Empero, para que lo anterior suceda se requiere de una voluntad firme y transparente por parte de las tres naciones, para llevar a cabo una cooperación honesta y una alineación clara en visión y objetivos. Esto implica forzosamente que el gobierno federal mexicano renuncie a su visión actual de la política energética, y ejecute los cambios necesarios para adoptar esquemas funcionales en la rectoría del sector, en la regulación y en la gobernanza de sus empresas estatales, con el propósito de brindar certidumbre a sus contrapartes y a la inversión privada, a través del impulso de la competencia económica y la adopción de la transparencia como valor primordial.
En otras palabras, el gobierno mexicano debe adoptar las mejores prácticas de gobernanza, implementar procesos impecables de rendición de cuentas, relevar definitivamente a los liderazgos actuales de la administración pública en el sector energético y combatir con firmeza a la corrupción.

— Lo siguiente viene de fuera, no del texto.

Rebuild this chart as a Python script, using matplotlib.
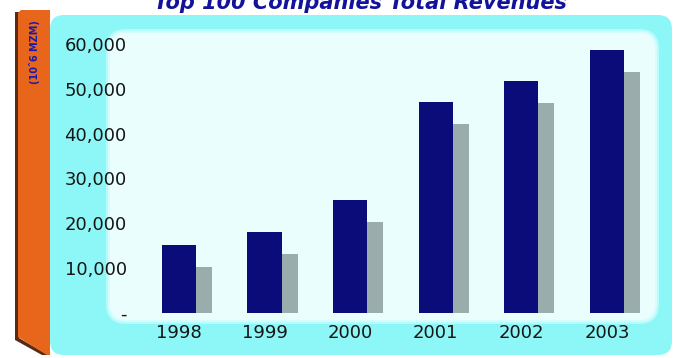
import matplotlib
matplotlib.use('Agg')

import matplotlib.pyplot as plt
import matplotlib.transforms as mtransforms
from matplotlib.patches import FancyBboxPatch, Polygon
import numpy as np

#=====Data=====
years = ['1998', '1999', '2000', '2001', '2002', '2003']
revenues = [15200, 18100, 25300, 47000, 51700, 58700]   # 10^6 MZM
y_ticks = [0, 10000, 20000, 30000, 40000, 50000, 60000]
y_tick_labels = ['-', '10,000', '20,000', '30,000', '40,000', '50,000', '60,000']
#==============

W, H, DPI = 676, 358, 100
BAR_COLOR = '#0b0b7a'
SHADOW_COLOR = '#9aacac'
TEXT_COLOR = '#151515'

fig = plt.figure(figsize=(W / DPI, H / DPI), dpi=DPI)
fig.patch.set_facecolor('white')
px = mtransforms.IdentityTransform()

def add_bg(patch):
    # background shapes go under the axes
    patch.set_zorder(-1)
    fig.patches.append(patch)

# orange spine on the left with a darker edge
add_bg(Polygon([(15, 346), (19, 346), (19, 20), (48, 3), (42, 3), (15, 18)],
               closed=True, facecolor='#5a2a12', edgecolor='none', transform=px))
add_bg(Polygon([(18, 345), (21, 348), (50, 348), (50, 3), (47, 3), (18, 21)],
               closed=True, facecolor='#e8651c', edgecolor='none', transform=px))

# cyan backing panel
add_bg(FancyBboxPatch((50, 3), 622, 340, boxstyle='round,pad=0,rounding_size=14',
                      facecolor='#8df7f7', edgecolor='none', transform=px))

# soft light plot panel (a few layers to blur the edge)
for grow, col in [(4, '#b8fbfb'), (2, '#d6fdfd'), (0, '#ebfefe')]:
    add_bg(FancyBboxPatch((110 - grow, 38 - grow), 545 + 2 * grow, 287 + 2 * grow,
                          boxstyle='round,pad=0,rounding_size=%d' % (16 + grow),
                          facecolor=col, edgecolor='none', transform=px))

ax = fig.add_axes([135 / W, 45 / H, (660 - 135) / W, (313 - 30) / H])
ax.patch.set_alpha(0)

x = np.arange(len(years))
width = 0.4

# drop shadow: same bars shifted right and down, clipped at the baseline
shadow_tr = ax.transData + mtransforms.ScaledTranslation(16 / DPI, -22 / DPI, fig.dpi_scale_trans)
ax.bar(x, revenues, width=width, color=SHADOW_COLOR, transform=shadow_tr, zorder=1)
ax.bar(x, revenues, width=width, color=BAR_COLOR, zorder=2)

ax.set_xlim(-0.514, 5.62)
ax.set_ylim(0, 63120)
ax.set_xticks(x)
ax.set_xticklabels(years)
ax.set_yticks(y_ticks)
ax.set_yticklabels(y_tick_labels)
ax.tick_params(axis='both', length=0, labelsize=13, colors=TEXT_COLOR)
ax.tick_params(axis='x', pad=8)
ax.tick_params(axis='y', pad=6)
for s in ax.spines.values():
    s.set_visible(False)

fig.text(35 / W, 1 - 52 / H, '(10ˆ6 MZM)', rotation=90, ha='center', va='center',
         fontsize=7, fontweight='bold', color='#1c1ca8')

# title sits partly above the top edge
fig.text(360 / W, 1 - 9 / H, 'Top 100 Companies Total Revenues', ha='center', va='baseline',
         fontsize=15, fontweight='bold', fontstyle='italic', color='#12129a')

plt.savefig('out.png', dpi=DPI)
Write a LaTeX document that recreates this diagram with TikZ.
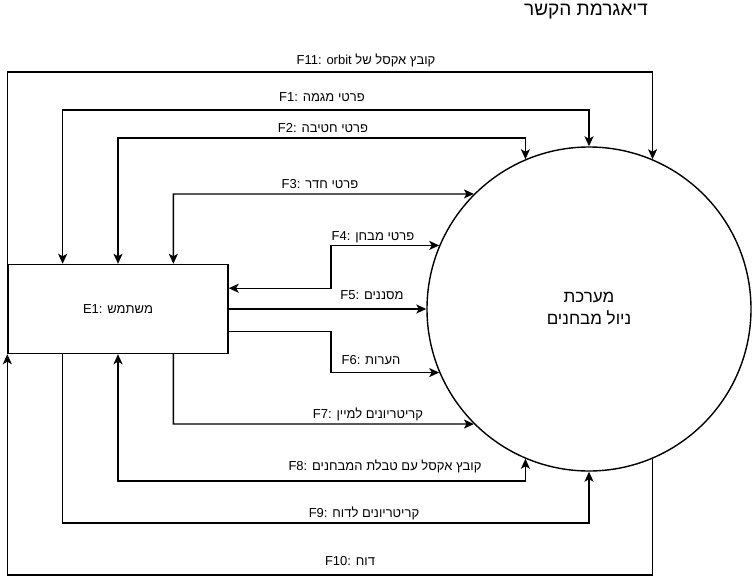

Ojalá los sucesos de esta semana en la relación bilateral marquen un cambio de señales en el cruce de vías, a favor de la política energética de México y de nuestras principales relaciones comerciales. ¿Se atreverá el presidente?
[1] El DEAN está copresidido, por parte de México, por la Secretaría de Relaciones Exteriores, la Secretaría de Hacienda y Crédito Público, y la Secretaría de Economía e incluye la participación la Secretaría de Agricultura y Desarrollo Rural, la Secretaría de Comunicaciones y Transportes, la Secretaría de Energía, Secretaría del Trabajo y Previsión Social (STPS) y la Secretaría de Turismo (SECTUR), junto con el Servicio de Administración Tributaria (SAT), entre otros. Por parte de EUA, el DEAN es copresidido por los Departamentos de Estado, y de Comercio, y la Oficina del Representante Comercial, e incluye la participación de otros organismos, como los Departamentos del Tesoro, de Agricultura, de Energía, de Seguridad Nacional, del Trabajo, y de Transporte y las Agencias para el Desarrollo Internacional y para el Comercio y el Desarrollo de EUA.